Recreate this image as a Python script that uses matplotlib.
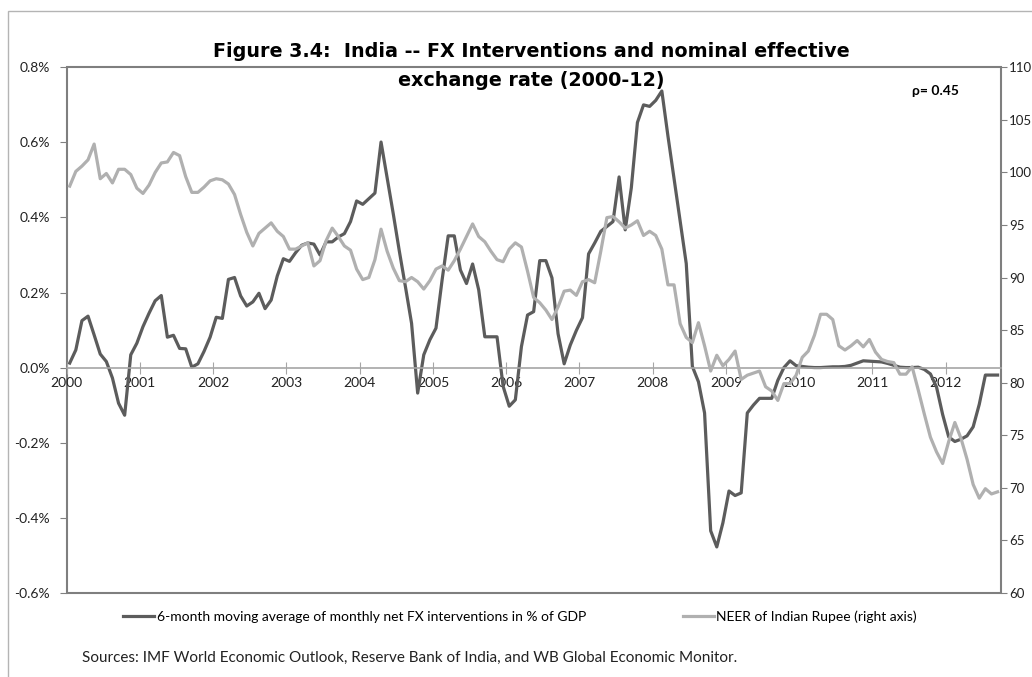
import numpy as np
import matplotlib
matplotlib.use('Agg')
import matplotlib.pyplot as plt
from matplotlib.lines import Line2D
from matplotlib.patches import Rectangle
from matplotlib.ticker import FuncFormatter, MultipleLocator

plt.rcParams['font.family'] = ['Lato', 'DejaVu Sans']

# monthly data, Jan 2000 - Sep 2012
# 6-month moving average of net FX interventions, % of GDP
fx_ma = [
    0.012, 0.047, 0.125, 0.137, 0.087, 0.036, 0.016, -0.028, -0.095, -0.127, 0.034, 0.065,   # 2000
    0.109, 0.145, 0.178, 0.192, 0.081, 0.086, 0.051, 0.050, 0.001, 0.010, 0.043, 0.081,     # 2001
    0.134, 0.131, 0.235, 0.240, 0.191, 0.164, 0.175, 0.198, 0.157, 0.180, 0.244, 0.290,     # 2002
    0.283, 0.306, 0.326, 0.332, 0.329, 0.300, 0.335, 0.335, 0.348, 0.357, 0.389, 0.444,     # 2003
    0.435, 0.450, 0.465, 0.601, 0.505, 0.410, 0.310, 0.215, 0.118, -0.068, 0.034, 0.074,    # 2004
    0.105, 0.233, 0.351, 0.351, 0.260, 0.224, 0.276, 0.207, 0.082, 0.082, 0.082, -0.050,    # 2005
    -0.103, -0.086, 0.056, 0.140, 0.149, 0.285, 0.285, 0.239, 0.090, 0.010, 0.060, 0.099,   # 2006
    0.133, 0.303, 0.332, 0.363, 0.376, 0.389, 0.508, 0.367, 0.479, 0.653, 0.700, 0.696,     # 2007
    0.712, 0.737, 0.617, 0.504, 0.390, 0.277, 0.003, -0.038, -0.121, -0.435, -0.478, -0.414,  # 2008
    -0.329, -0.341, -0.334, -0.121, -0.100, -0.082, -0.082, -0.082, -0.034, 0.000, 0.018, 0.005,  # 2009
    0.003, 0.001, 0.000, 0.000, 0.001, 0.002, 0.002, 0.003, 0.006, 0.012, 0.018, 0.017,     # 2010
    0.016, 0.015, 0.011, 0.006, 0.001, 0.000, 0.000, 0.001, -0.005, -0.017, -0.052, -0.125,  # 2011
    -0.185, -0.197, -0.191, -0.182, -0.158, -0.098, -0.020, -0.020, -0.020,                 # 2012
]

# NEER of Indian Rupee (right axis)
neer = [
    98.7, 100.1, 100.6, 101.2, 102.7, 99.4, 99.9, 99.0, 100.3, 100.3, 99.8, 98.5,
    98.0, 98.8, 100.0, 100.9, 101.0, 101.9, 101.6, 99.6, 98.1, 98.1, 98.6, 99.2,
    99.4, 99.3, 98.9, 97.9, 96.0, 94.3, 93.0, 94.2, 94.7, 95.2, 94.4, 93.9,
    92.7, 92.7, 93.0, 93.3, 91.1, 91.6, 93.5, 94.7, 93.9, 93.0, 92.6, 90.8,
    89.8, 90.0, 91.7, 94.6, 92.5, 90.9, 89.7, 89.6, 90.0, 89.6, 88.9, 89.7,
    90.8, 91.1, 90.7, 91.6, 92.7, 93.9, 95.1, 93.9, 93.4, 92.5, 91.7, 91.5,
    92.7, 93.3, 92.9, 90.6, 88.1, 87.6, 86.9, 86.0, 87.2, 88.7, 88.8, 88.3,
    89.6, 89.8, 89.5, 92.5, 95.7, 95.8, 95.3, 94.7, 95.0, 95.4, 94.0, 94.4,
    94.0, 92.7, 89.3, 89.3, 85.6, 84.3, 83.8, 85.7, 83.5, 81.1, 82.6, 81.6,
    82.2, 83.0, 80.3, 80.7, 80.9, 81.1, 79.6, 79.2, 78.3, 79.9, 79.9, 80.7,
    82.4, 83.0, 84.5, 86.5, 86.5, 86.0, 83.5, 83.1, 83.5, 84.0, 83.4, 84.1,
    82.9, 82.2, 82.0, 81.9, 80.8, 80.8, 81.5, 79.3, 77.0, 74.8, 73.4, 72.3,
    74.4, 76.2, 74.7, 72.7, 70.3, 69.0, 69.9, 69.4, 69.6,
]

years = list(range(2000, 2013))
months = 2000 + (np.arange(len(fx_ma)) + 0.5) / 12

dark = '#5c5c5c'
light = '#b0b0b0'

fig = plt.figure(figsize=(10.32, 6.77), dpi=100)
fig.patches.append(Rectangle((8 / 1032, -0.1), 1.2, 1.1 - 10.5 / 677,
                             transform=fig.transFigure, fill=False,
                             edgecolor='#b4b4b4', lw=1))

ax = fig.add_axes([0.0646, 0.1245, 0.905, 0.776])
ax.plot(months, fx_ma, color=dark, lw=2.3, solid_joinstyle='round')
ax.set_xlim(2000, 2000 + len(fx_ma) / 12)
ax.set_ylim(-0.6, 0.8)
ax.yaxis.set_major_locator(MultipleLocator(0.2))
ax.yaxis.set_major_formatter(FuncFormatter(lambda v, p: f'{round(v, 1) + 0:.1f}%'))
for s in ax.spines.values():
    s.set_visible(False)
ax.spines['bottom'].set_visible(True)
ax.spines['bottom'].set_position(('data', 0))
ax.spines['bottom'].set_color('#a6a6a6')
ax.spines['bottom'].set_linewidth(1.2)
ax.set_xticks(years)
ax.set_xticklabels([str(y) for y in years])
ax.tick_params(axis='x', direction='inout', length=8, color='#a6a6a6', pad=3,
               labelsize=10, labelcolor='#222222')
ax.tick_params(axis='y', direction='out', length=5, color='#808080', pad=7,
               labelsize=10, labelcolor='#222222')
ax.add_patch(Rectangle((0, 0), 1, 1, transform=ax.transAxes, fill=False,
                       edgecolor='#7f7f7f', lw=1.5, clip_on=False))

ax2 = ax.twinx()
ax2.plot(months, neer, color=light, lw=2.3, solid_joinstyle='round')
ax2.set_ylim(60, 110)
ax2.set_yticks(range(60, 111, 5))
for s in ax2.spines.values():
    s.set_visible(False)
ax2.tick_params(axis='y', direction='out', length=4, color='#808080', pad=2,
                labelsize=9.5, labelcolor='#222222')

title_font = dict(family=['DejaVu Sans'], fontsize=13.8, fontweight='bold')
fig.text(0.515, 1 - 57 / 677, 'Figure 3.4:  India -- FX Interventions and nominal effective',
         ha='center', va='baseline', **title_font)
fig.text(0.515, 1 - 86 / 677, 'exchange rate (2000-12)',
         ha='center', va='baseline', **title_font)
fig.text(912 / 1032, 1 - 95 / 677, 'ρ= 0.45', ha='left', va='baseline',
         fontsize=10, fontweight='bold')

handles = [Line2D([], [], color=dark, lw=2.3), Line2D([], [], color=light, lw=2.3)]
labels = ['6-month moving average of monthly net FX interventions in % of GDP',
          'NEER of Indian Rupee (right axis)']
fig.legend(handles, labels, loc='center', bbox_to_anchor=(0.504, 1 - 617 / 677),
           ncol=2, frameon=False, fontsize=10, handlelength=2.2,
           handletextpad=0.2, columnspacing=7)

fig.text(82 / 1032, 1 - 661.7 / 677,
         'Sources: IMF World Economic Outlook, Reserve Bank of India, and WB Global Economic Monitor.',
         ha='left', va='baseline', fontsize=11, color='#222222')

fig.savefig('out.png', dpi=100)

####

# Challenge
Leaving out the pictures, repeat the data above exactly.

# Task answer
Recreate this image as a Python script that uses matplotlib.
import numpy as np
import matplotlib
matplotlib.use('Agg')
import matplotlib.pyplot as plt
from matplotlib.lines import Line2D
from matplotlib.patches import Rectangle
from matplotlib.ticker import FuncFormatter, MultipleLocator

plt.rcParams['font.family'] = ['Lato', 'DejaVu Sans']

# monthly data, Jan 2000 - Sep 2012
# 6-month moving average of net FX interventions, % of GDP
fx_ma = [
    0.012, 0.047, 0.125, 0.137, 0.087, 0.036, 0.016, -0.028, -0.095, -0.127, 0.034, 0.065,   # 2000
    0.109, 0.145, 0.178, 0.192, 0.081, 0.086, 0.051, 0.050, 0.001, 0.010, 0.043, 0.081,     # 2001
    0.134, 0.131, 0.235, 0.240, 0.191, 0.164, 0.175, 0.198, 0.157, 0.180, 0.244, 0.290,     # 2002
    0.283, 0.306, 0.326, 0.332, 0.329, 0.300, 0.335, 0.335, 0.348, 0.357, 0.389, 0.444,     # 2003
    0.435, 0.450, 0.465, 0.601, 0.505, 0.410, 0.310, 0.215, 0.118, -0.068, 0.034, 0.074,    # 2004
    0.105, 0.233, 0.351, 0.351, 0.260, 0.224, 0.276, 0.207, 0.082, 0.082, 0.082, -0.050,    # 2005
    -0.103, -0.086, 0.056, 0.140, 0.149, 0.285, 0.285, 0.239, 0.090, 0.010, 0.060, 0.099,   # 2006
    0.133, 0.303, 0.332, 0.363, 0.376, 0.389, 0.508, 0.367, 0.479, 0.653, 0.700, 0.696,     # 2007
    0.712, 0.737, 0.617, 0.504, 0.390, 0.277, 0.003, -0.038, -0.121, -0.435, -0.478, -0.414,  # 2008
    -0.329, -0.341, -0.334, -0.121, -0.100, -0.082, -0.082, -0.082, -0.034, 0.000, 0.018, 0.005,  # 2009
    0.003, 0.001, 0.000, 0.000, 0.001, 0.002, 0.002, 0.003, 0.006, 0.012, 0.018, 0.017,     # 2010
    0.016, 0.015, 0.011, 0.006, 0.001, 0.000, 0.000, 0.001, -0.005, -0.017, -0.052, -0.125,  # 2011
    -0.185, -0.197, -0.191, -0.182, -0.158, -0.098, -0.020, -0.020, -0.020,                 # 2012
]

# NEER of Indian Rupee (right axis)
neer = [
    98.7, 100.1, 100.6, 101.2, 102.7, 99.4, 99.9, 99.0, 100.3, 100.3, 99.8, 98.5,
    98.0, 98.8, 100.0, 100.9, 101.0, 101.9, 101.6, 99.6, 98.1, 98.1, 98.6, 99.2,
    99.4, 99.3, 98.9, 97.9, 96.0, 94.3, 93.0, 94.2, 94.7, 95.2, 94.4, 93.9,
    92.7, 92.7, 93.0, 93.3, 91.1, 91.6, 93.5, 94.7, 93.9, 93.0, 92.6, 90.8,
    89.8, 90.0, 91.7, 94.6, 92.5, 90.9, 89.7, 89.6, 90.0, 89.6, 88.9, 89.7,
    90.8, 91.1, 90.7, 91.6, 92.7, 93.9, 95.1, 93.9, 93.4, 92.5, 91.7, 91.5,
    92.7, 93.3, 92.9, 90.6, 88.1, 87.6, 86.9, 86.0, 87.2, 88.7, 88.8, 88.3,
    89.6, 89.8, 89.5, 92.5, 95.7, 95.8, 95.3, 94.7, 95.0, 95.4, 94.0, 94.4,
    94.0, 92.7, 89.3, 89.3, 85.6, 84.3, 83.8, 85.7, 83.5, 81.1, 82.6, 81.6,
    82.2, 83.0, 80.3, 80.7, 80.9, 81.1, 79.6, 79.2, 78.3, 79.9, 79.9, 80.7,
    82.4, 83.0, 84.5, 86.5, 86.5, 86.0, 83.5, 83.1, 83.5, 84.0, 83.4, 84.1,
    82.9, 82.2, 82.0, 81.9, 80.8, 80.8, 81.5, 79.3, 77.0, 74.8, 73.4, 72.3,
    74.4, 76.2, 74.7, 72.7, 70.3, 69.0, 69.9, 69.4, 69.6,
]

years = list(range(2000, 2013))
months = 2000 + (np.arange(len(fx_ma)) + 0.5) / 12

dark = '#5c5c5c'
light = '#b0b0b0'

fig = plt.figure(figsize=(10.32, 6.77), dpi=100)
fig.patches.append(Rectangle((8 / 1032, -0.1), 1.2, 1.1 - 10.5 / 677,
                             transform=fig.transFigure, fill=False,
                             edgecolor='#b4b4b4', lw=1))

ax = fig.add_axes([0.0646, 0.1245, 0.905, 0.776])
ax.plot(months, fx_ma, color=dark, lw=2.3, solid_joinstyle='round')
ax.set_xlim(2000, 2000 + len(fx_ma) / 12)
ax.set_ylim(-0.6, 0.8)
ax.yaxis.set_major_locator(MultipleLocator(0.2))
ax.yaxis.set_major_formatter(FuncFormatter(lambda v, p: f'{round(v, 1) + 0:.1f}%'))
for s in ax.spines.values():
    s.set_visible(False)
ax.spines['bottom'].set_visible(True)
ax.spines['bottom'].set_position(('data', 0))
ax.spines['bottom'].set_color('#a6a6a6')
ax.spines['bottom'].set_linewidth(1.2)
ax.set_xticks(years)
ax.set_xticklabels([str(y) for y in years])
ax.tick_params(axis='x', direction='inout', length=8, color='#a6a6a6', pad=3,
               labelsize=10, labelcolor='#222222')
ax.tick_params(axis='y', direction='out', length=5, color='#808080', pad=7,
               labelsize=10, labelcolor='#222222')
ax.add_patch(Rectangle((0, 0), 1, 1, transform=ax.transAxes, fill=False,
                       edgecolor='#7f7f7f', lw=1.5, clip_on=False))

ax2 = ax.twinx()
ax2.plot(months, neer, color=light, lw=2.3, solid_joinstyle='round')
ax2.set_ylim(60, 110)
ax2.set_yticks(range(60, 111, 5))
for s in ax2.spines.values():
    s.set_visible(False)
ax2.tick_params(axis='y', direction='out', length=4, color='#808080', pad=2,
                labelsize=9.5, labelcolor='#222222')

title_font = dict(family=['DejaVu Sans'], fontsize=13.8, fontweight='bold')
fig.text(0.515, 1 - 57 / 677, 'Figure 3.4:  India -- FX Interventions and nominal effective',
         ha='center', va='baseline', **title_font)
fig.text(0.515, 1 - 86 / 677, 'exchange rate (2000-12)',
         ha='center', va='baseline', **title_font)
fig.text(912 / 1032, 1 - 95 / 677, 'ρ= 0.45', ha='left', va='baseline',
         fontsize=10, fontweight='bold')

handles = [Line2D([], [], color=dark, lw=2.3), Line2D([], [], color=light, lw=2.3)]
labels = ['6-month moving average of monthly net FX interventions in % of GDP',
          'NEER of Indian Rupee (right axis)']
fig.legend(handles, labels, loc='center', bbox_to_anchor=(0.504, 1 - 617 / 677),
           ncol=2, frameon=False, fontsize=10, handlelength=2.2,
           handletextpad=0.2, columnspacing=7)

fig.text(82 / 1032, 1 - 661.7 / 677,
         'Sources: IMF World Economic Outlook, Reserve Bank of India, and WB Global Economic Monitor.',
         ha='left', va='baseline', fontsize=11, color='#222222')

fig.savefig('out.png', dpi=100)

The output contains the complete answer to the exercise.